----- INFORMATION SUPPLIED

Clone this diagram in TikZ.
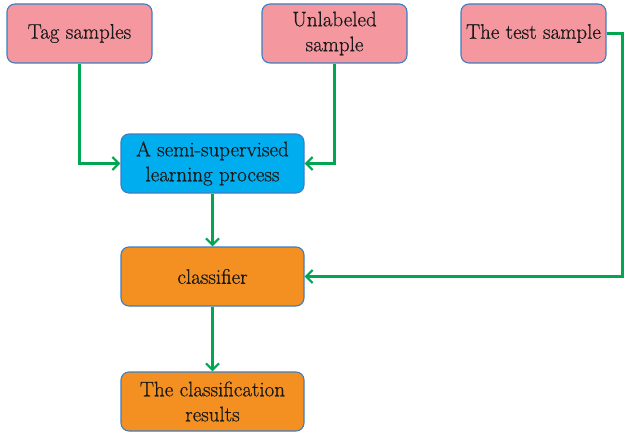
\documentclass[tikz,border=0pt]{standalone}
\usepackage{fontspec}
\setmainfont{Latin Modern Roman}[FakeBold=0.6]
\usetikzlibrary{arrows.meta}
\definecolor{pinkf}{HTML}{F4979F}
\definecolor{bluef}{HTML}{00AEEF}
\definecolor{orangef}{HTML}{F39021}
\definecolor{edgeb}{HTML}{3D7EC2}
\definecolor{arrg}{HTML}{00A650}
\tikzset{
  box/.style={draw=edgeb, line width=1.1pt, rounded corners=8pt, minimum width=145pt, minimum height=59pt, align=center, font=\rmfamily\fontsize{21}{25}\selectfont, text=black!90, inner sep=0pt},
  bigbox/.style={box, minimum width=183pt},
  conn/.style={draw=arrg, line width=2.3pt, -{Straight Barb[length=6.5pt,width=13pt,line width=2.2pt]}}
}
\begin{document}
\begin{tikzpicture}[x=1pt,y=-1pt]
\useasboundingbox (0,0) rectangle (624,436);
\node[box, fill=pinkf] (tag) at (79.5,33.5) {Tag samples};
\node[box, fill=pinkf] (unl) at (334.5,33.5) {Unlabeled\\sample};
\node[box, fill=pinkf] (test) at (533.5,33.5) {The test sample};
\node[bigbox, fill=bluef] (semi) at (212.5,163.5) {A semi-supervised\\learning process};
\node[bigbox, fill=orangef] (cls) at (212.5,276.5) {classifier};
\node[bigbox, fill=orangef] (res) at (212.5,401.5) {The classification\\results};
\coordinate (c1) at (622.5,33.5);
\coordinate (c2) at (622.5,276.5);
\draw[conn] (tag.south) |- (semi.west);
\draw[conn] (unl.south) |- (semi.east);
\draw[conn] (test.east) -- (c1) -- (c2) -- (cls.east);
\draw[conn] (semi.south) -- (cls.north);
\draw[conn] (cls.south) -- (res.north);
\end{tikzpicture}
\end{document}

----------

_BRIEF_.
The data above needs to be retyped exactly, with the images left out.

_RESULT OF THE TASK_.
Clone this diagram in TikZ.
\documentclass[tikz,border=0pt]{standalone}
\usepackage{fontspec}
\setmainfont{Latin Modern Roman}[FakeBold=0.6]
\usetikzlibrary{arrows.meta}
\definecolor{pinkf}{HTML}{F4979F}
\definecolor{bluef}{HTML}{00AEEF}
\definecolor{orangef}{HTML}{F39021}
\definecolor{edgeb}{HTML}{3D7EC2}
\definecolor{arrg}{HTML}{00A650}
\tikzset{
  box/.style={draw=edgeb, line width=1.1pt, rounded corners=8pt, minimum width=145pt, minimum height=59pt, align=center, font=\rmfamily\fontsize{21}{25}\selectfont, text=black!90, inner sep=0pt},
  bigbox/.style={box, minimum width=183pt},
  conn/.style={draw=arrg, line width=2.3pt, -{Straight Barb[length=6.5pt,width=13pt,line width=2.2pt]}}
}
\begin{document}
\begin{tikzpicture}[x=1pt,y=-1pt]
\useasboundingbox (0,0) rectangle (624,436);
\node[box, fill=pinkf] (tag) at (79.5,33.5) {Tag samples};
\node[box, fill=pinkf] (unl) at (334.5,33.5) {Unlabeled\\sample};
\node[box, fill=pinkf] (test) at (533.5,33.5) {The test sample};
\node[bigbox, fill=bluef] (semi) at (212.5,163.5) {A semi-supervised\\learning process};
\node[bigbox, fill=orangef] (cls) at (212.5,276.5) {classifier};
\node[bigbox, fill=orangef] (res) at (212.5,401.5) {The classification\\results};
\coordinate (c1) at (622.5,33.5);
\coordinate (c2) at (622.5,276.5);
\draw[conn] (tag.south) |- (semi.west);
\draw[conn] (unl.south) |- (semi.east);
\draw[conn] (test.east) -- (c1) -- (c2) -- (cls.east);
\draw[conn] (semi.south) -- (cls.north);
\draw[conn] (cls.south) -- (res.north);
\end{tikzpicture}
\end{document}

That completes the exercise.